>>>>
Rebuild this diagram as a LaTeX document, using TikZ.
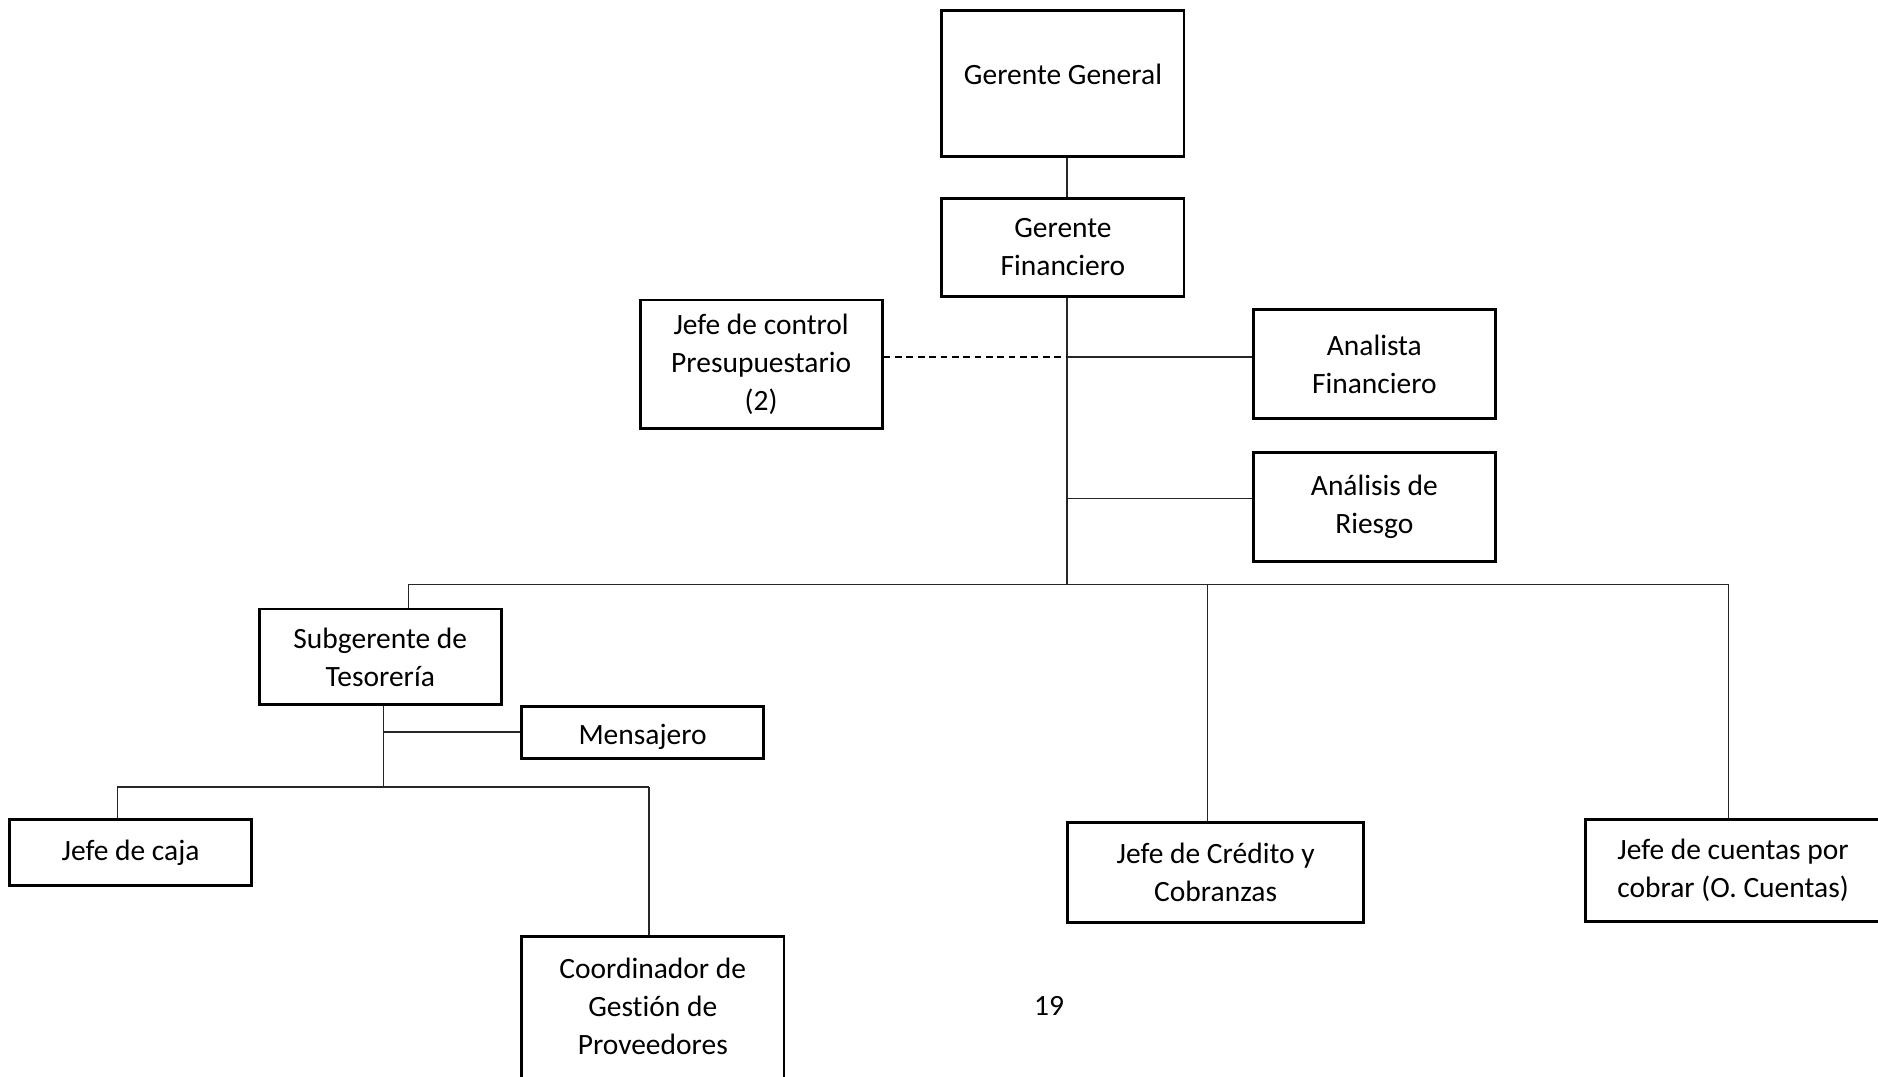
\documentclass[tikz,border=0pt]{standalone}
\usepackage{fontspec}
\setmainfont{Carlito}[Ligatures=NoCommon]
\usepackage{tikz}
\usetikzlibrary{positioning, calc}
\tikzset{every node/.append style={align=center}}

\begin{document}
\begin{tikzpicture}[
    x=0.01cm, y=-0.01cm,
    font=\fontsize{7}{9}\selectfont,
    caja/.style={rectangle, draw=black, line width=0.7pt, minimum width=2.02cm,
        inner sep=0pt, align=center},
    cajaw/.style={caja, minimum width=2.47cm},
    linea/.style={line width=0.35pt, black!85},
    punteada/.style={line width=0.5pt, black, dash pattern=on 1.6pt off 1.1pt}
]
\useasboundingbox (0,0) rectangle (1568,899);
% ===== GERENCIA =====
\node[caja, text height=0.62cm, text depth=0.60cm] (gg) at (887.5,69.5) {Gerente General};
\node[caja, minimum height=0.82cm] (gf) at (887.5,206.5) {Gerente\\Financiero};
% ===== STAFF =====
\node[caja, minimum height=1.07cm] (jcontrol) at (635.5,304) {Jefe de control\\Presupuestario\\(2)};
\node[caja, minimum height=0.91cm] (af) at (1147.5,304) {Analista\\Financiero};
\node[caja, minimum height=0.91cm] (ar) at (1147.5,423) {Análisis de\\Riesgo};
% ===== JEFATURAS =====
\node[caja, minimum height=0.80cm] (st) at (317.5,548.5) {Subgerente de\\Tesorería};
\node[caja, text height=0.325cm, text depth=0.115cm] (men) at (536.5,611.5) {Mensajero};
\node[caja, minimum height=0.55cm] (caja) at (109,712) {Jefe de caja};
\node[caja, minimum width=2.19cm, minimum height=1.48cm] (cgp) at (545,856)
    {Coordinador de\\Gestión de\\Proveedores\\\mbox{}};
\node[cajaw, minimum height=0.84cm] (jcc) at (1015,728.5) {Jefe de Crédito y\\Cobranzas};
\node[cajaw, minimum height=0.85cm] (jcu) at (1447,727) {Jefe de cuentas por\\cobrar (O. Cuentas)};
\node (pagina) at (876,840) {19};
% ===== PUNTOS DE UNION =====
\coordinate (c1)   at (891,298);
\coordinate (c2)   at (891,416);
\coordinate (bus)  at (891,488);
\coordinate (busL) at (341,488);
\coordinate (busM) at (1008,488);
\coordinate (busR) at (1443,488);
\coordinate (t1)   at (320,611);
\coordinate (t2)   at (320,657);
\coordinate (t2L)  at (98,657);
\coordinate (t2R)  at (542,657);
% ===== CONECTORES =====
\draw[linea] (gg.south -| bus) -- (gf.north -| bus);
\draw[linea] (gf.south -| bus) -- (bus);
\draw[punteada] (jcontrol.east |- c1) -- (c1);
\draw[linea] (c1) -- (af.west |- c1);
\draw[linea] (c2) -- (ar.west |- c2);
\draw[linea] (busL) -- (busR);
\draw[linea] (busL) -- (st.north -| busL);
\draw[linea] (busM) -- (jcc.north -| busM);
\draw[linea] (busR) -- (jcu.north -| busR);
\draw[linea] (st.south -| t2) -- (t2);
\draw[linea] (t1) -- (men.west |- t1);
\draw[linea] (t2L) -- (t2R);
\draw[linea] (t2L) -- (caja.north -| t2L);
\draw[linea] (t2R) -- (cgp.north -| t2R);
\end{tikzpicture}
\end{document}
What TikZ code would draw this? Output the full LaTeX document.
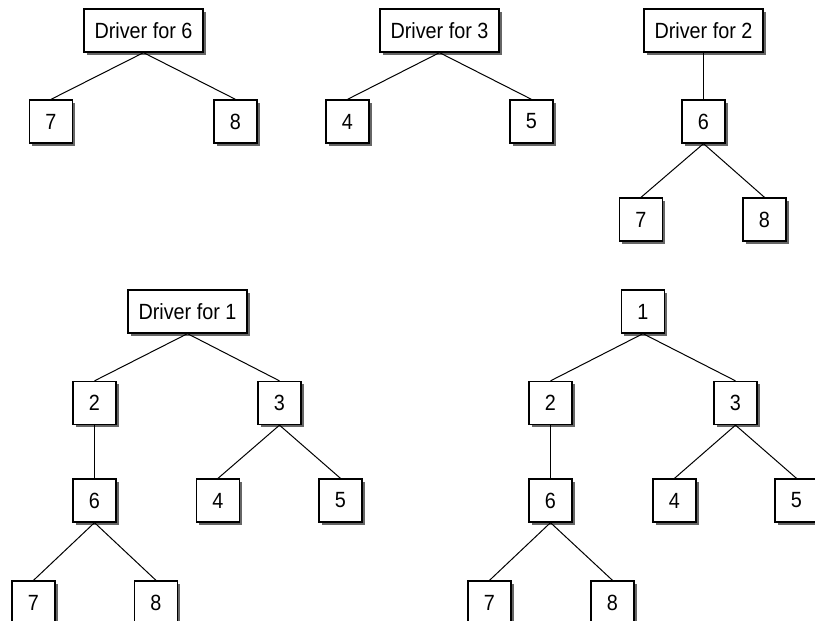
<<<<
Pull every line holding "this" out of the records.

Rebuild this diagram as a LaTeX document, using TikZ.
What TikZ code would draw this? Output the full LaTeX document.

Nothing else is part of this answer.